Shipping is constantly looking for new fuels that have as low environmental impact as possible. A fuel that has become increasingly popular is liquefied natural gas, known as LNG (Liquefied Natural Gas). It’s already used today in cruise ships, passenger ships and container ships.
In the risk analysis for the ships' panel structures that have an important structural function, one has in the design assumed that LNG leakage will very rarely occur and to some extent taken various measures to ensure that LNG does not come into contact with the panels.
There is currently a lack of knowledge about how an LNG leakage would affect the properties of the metallic material if it occurs at the same time as the ship is out in severe weather where it’s exposed to difficult wind and wave conditions.
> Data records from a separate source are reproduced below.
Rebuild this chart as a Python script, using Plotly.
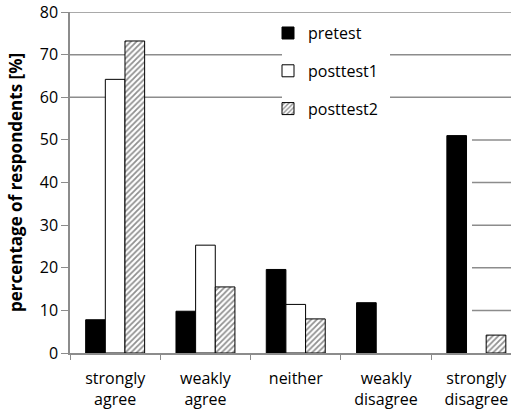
import plotly.graph_objects as go

categories = ["strongly<br>agree", "weakly<br>agree", "neither", "weakly<br>disagree", "strongly<br>disagree"]
pretest = [7.8, 9.8, 19.6, 11.8, 51.0]
posttest1 = [64.2, 25.3, 11.4, None, None]
posttest2 = [73.2, 15.5, 8.0, None, 4.2]
y_ticks = [0, 10, 20, 30, 40, 50, 60, 70, 80]

W, H = 511, 409
ML, MR, MT, MB = 70, 0, 12, 56
FONT = "Open Sans"
GRID = "#8c8c8c"

fig = go.Figure()
fig.add_trace(go.Bar(name="pretest", x=categories, y=pretest, legendgroup="a",
                     marker=dict(color="black", line=dict(color="black", width=1))))
fig.add_trace(go.Bar(name="posttest1", x=categories, y=posttest1, legendgroup="b",
                     marker=dict(color="white", line=dict(color="black", width=1))))
fig.add_trace(go.Bar(name="posttest2", x=categories, y=posttest2, legendgroup="c",
                     marker=dict(color="white", line=dict(color="black", width=1),
                                 pattern=dict(shape="/", size=4, solidity=0.45,
                                              fgcolor="#222222", bgcolor="white"))))

pw = W - ML - MR
cat_px = 90.3
xmax = pw / cat_px - 0.5

def px2paper(px):
    return (px - ML) / pw

fig.update_layout(
    width=W, height=H,
    margin=dict(l=ML, r=MR, t=MT, b=MB, pad=0),
    paper_bgcolor="white", plot_bgcolor="white",
    barmode="group", bargap=0.347, bargroupgap=0,
    font=dict(family=FONT, size=15, color="black"),
    showlegend=True,
    legend=dict(x=px2paper(268), xanchor="left", y=0.988, yanchor="top",
                bgcolor="rgba(0,0,0,0)", font=dict(size=16, family=FONT),
                tracegroupgap=14, itemwidth=30),
    xaxis=dict(range=[-0.5, xmax], showgrid=False, showline=True,
               linecolor=GRID, linewidth=1.5, ticks="outside",
               tickson="boundaries", ticklen=5, tickcolor=GRID,
               tickfont=dict(size=16, family=FONT), ticklabelstandoff=10),
    yaxis=dict(range=[0, 80], tickvals=y_ticks, showgrid=False,
               showline=True, linecolor=GRID, linewidth=1.5, ticks="outside",
               ticklen=7, tickcolor=GRID, zeroline=False,
               tickfont=dict(size=16, family=FONT),
               title=dict(text="<b>percentage of respondents [%]</b>",
                          font=dict(size=17, family=FONT), standoff=13)),
)

# gridlines drawn as shapes below the bars; partly hidden as in the reference
legend_gap = (px2paper(282), px2paper(390))
for v in y_ticks[1:]:
    if v >= 60:
        if v == 80:
            segs = [(0, 1)]
        else:
            segs = [(0, legend_gap[0]), (legend_gap[1], 1)]
    else:
        segs = [(px2paper(472), 1)]
    for a, b in segs:
        fig.add_shape(type="line", xref="paper", yref="y", x0=a, x1=b, y0=v, y1=v,
                      line=dict(color=GRID, width=1.5), layer="below")

fig.write_html("out.html")
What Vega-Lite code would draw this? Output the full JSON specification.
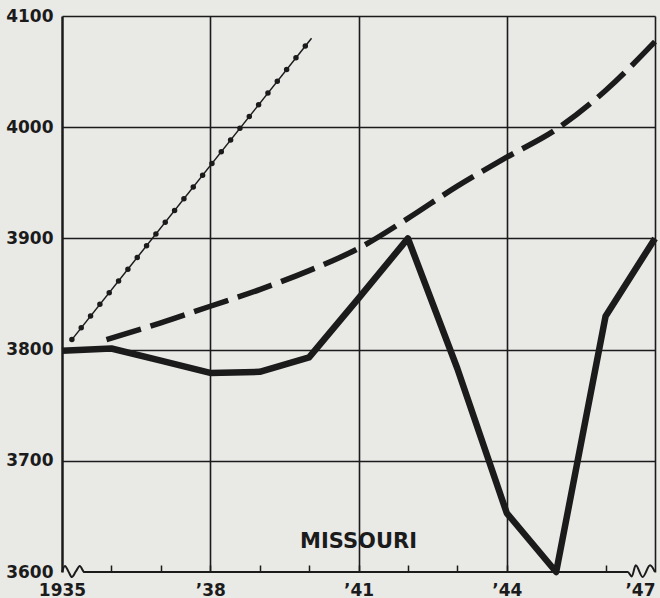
{
  "$schema": "https://vega.github.io/schema/vega-lite/v6.json",
  "width": 593,
  "height": 556,
  "autosize": "none",
  "padding": {"left": 62, "top": 16, "right": 5, "bottom": 26},
  "background": "#e9e9e6",
  "config": {"view": {"stroke": null}, "font": "DejaVu Sans"},
  "data": {
    "values": [
      {"series": "actual", "year": 1935, "value": 3799},
      {"series": "actual", "year": 1936, "value": 3801},
      {"series": "actual", "year": 1937, "value": 3790},
      {"series": "actual", "year": 1938, "value": 3779},
      {"series": "actual", "year": 1939, "value": 3780},
      {"series": "actual", "year": 1940, "value": 3793},
      {"series": "actual", "year": 1941, "value": 3846},
      {"series": "actual", "year": 1942, "value": 3900},
      {"series": "actual", "year": 1943, "value": 3783},
      {"series": "actual", "year": 1944, "value": 3653},
      {"series": "actual", "year": 1945, "value": 3600},
      {"series": "actual", "year": 1946, "value": 3830},
      {"series": "actual", "year": 1947, "value": 3900},
      {"series": "trend", "year": 1935.9, "value": 3809},
      {"series": "trend", "year": 1937, "value": 3824},
      {"series": "trend", "year": 1938, "value": 3839},
      {"series": "trend", "year": 1939, "value": 3854},
      {"series": "trend", "year": 1940, "value": 3871},
      {"series": "trend", "year": 1941, "value": 3891},
      {"series": "trend", "year": 1942, "value": 3918},
      {"series": "trend", "year": 1943, "value": 3947},
      {"series": "trend", "year": 1944, "value": 3973},
      {"series": "trend", "year": 1945, "value": 3998},
      {"series": "trend", "year": 1946, "value": 4033},
      {"series": "trend", "year": 1947, "value": 4077},
      {"series": "proj", "year": 1935.2, "value": 3809},
      {"series": "proj", "year": 1940.05, "value": 4080},
      {"series": "axisline", "year": 1935, "value": 3600},
      {"series": "axisline", "year": 1935.06, "value": 3605.5},
      {"series": "axisline", "year": 1935.13, "value": 3600.5},
      {"series": "axisline", "year": 1935.2, "value": 3595.5},
      {"series": "axisline", "year": 1935.28, "value": 3600.5},
      {"series": "axisline", "year": 1935.36, "value": 3605.5},
      {"series": "axisline", "year": 1935.45, "value": 3600},
      {"series": "axisline", "year": 1946.45, "value": 3600},
      {"series": "axisline", "year": 1946.53, "value": 3596},
      {"series": "axisline", "year": 1946.61, "value": 3606},
      {"series": "axisline", "year": 1946.75, "value": 3595.5},
      {"series": "axisline", "year": 1946.9, "value": 3606},
      {"series": "axisline", "year": 1947, "value": 3600},
      {"series": "label", "year": 1941, "value": 3627, "text": "MISSOURI"}
    ]
  },
  "encoding": {
    "x": {
      "field": "year",
      "type": "quantitative",
      "scale": {"domain": [1935, 1947], "nice": false, "zero": false},
      "axis": {
        "title": null,
        "domain": false,
        "values": [1935, 1936, 1937, 1938, 1939, 1940, 1941, 1942, 1943, 1944, 1945, 1946, 1947],
        "labelExpr": "datum.value == 1935 ? '1935' : (indexof([1938, 1941, 1944, 1947], datum.value) >= 0 ? '\u2019' + substring('' + datum.value, 2, 4) : '')",
        "tickColor": "#1b1b1b",
        "tickWidth": 1.5,
        "tickSize": -7,
        "tickOpacity": {"condition": {"test": "datum.value == 1935 || datum.value == 1947", "value": 0}, "value": 1},
        "labelFont": "DejaVu Sans",
        "labelFontWeight": "bold",
        "labelFontSize": 17,
        "labelColor": "#1b1b1b",
        "labelPadding": 17,
        "labelAlign": {"condition": {"test": "datum.value == 1947", "value": "right"}, "value": "center"},
        "labelOverlap": false,
        "labelBound": false,
        "labelFlush": false,
        "grid": true,
        "gridColor": "#1b1b1b",
        "gridWidth": 1.6,
        "gridOpacity": {"condition": {"test": "indexof([1938, 1941, 1944, 1947], datum.value) >= 0", "value": 1}, "value": 0}
      }
    },
    "y": {
      "field": "value",
      "type": "quantitative",
      "scale": {"domain": [3600, 4100], "nice": false, "zero": false},
      "axis": {
        "title": null,
        "values": [3600, 3700, 3800, 3900, 4000, 4100],
        "format": "d",
        "ticks": false,
        "domainColor": "#1b1b1b",
        "domainWidth": 2.5,
        "labelFont": "DejaVu Sans",
        "labelFontWeight": "bold",
        "labelFontSize": 17,
        "labelColor": "#1b1b1b",
        "labelPadding": 9,
        "labelOverlap": false,
        "labelBound": false,
        "grid": true,
        "gridColor": "#1b1b1b",
        "gridWidth": 1.6,
        "gridOpacity": {"condition": {"test": "datum.value == 3600", "value": 0}, "value": 1}
      }
    }
  },
  "layer": [
    {
      "transform": [{"filter": "datum.series === 'axisline'"}],
      "mark": {"type": "line", "color": "#1b1b1b", "strokeWidth": 2, "interpolate": "monotone"}
    },
    {
      "transform": [{"filter": "datum.series === 'proj'"}],
      "mark": {"type": "line", "color": "#1b1b1b", "strokeWidth": 1.5}
    },
    {
      "transform": [{"filter": "datum.series === 'proj'"}],
      "mark": {"type": "line", "color": "#1b1b1b", "strokeWidth": 5.5, "strokeCap": "round", "strokeDash": [0, 15]}
    },
    {
      "transform": [{"filter": "datum.series === 'trend'"}],
      "mark": {"type": "line", "color": "#1b1b1b", "strokeWidth": 5.5, "strokeDash": [36, 10], "interpolate": "monotone"}
    },
    {
      "transform": [{"filter": "datum.series === 'actual'"}],
      "mark": {"type": "line", "color": "#1b1b1b", "strokeWidth": 6.5, "strokeJoin": "round", "strokeCap": "butt"}
    },
    {
      "transform": [{"filter": "datum.series === 'label'"}],
      "mark": {"type": "text", "color": "#1b1b1b", "font": "DejaVu Sans", "fontWeight": "bold", "fontSize": 21, "align": "center", "baseline": "middle"},
      "encoding": {"text": {"field": "text", "type": "nominal"}}
    }
  ]
}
The purpose of the project has been to compare physical model experiments and results from computer-based simulations.
“With the right knowledge, models and numerical analysis technology, we can ensure that the design of panel structures in ships that are exposed to arctic or cryogenic temperatures meets the expectations and requirements they have concerning the loads that may occur” says Jonas Ringsberg.
The results applied with commercial software
The project's simulation models and results regarding buckling strength at arctic and cryogenic temperatures have already been applied with commercial software to help the industry develop revised guidelines for the design of ship structures exposed to these low temperatures. This in turn will lead to that ships that are now being developed having higher safety in the event of LNG leakage.
Tests in ICASS - unique research infrastructure
The physical tests were performed in a unique test facility in South Korea called The International Center for Advanced Safety Studies (ICASS) and are operated by the Korea Ship and Offshore Research Institute (KOSORI) located at Pusan National University in South Korea. With the collaboration, Chalmers has been included as a research partner, which means access to the unique facility. Something that pleases Jonas Ringsberg.
"It's very positive. The corresponding testing is not possible in Europe" says Jonas Ringsberg.
The Swedish Research Council project has the name "Fundamental research on the ultimate compressive strength of ship stiffened plate structures at Arctic and cryogenic temperatures" and received funding from the Swedish Research Council’s bilateral cooperation between Sweden and South Korea.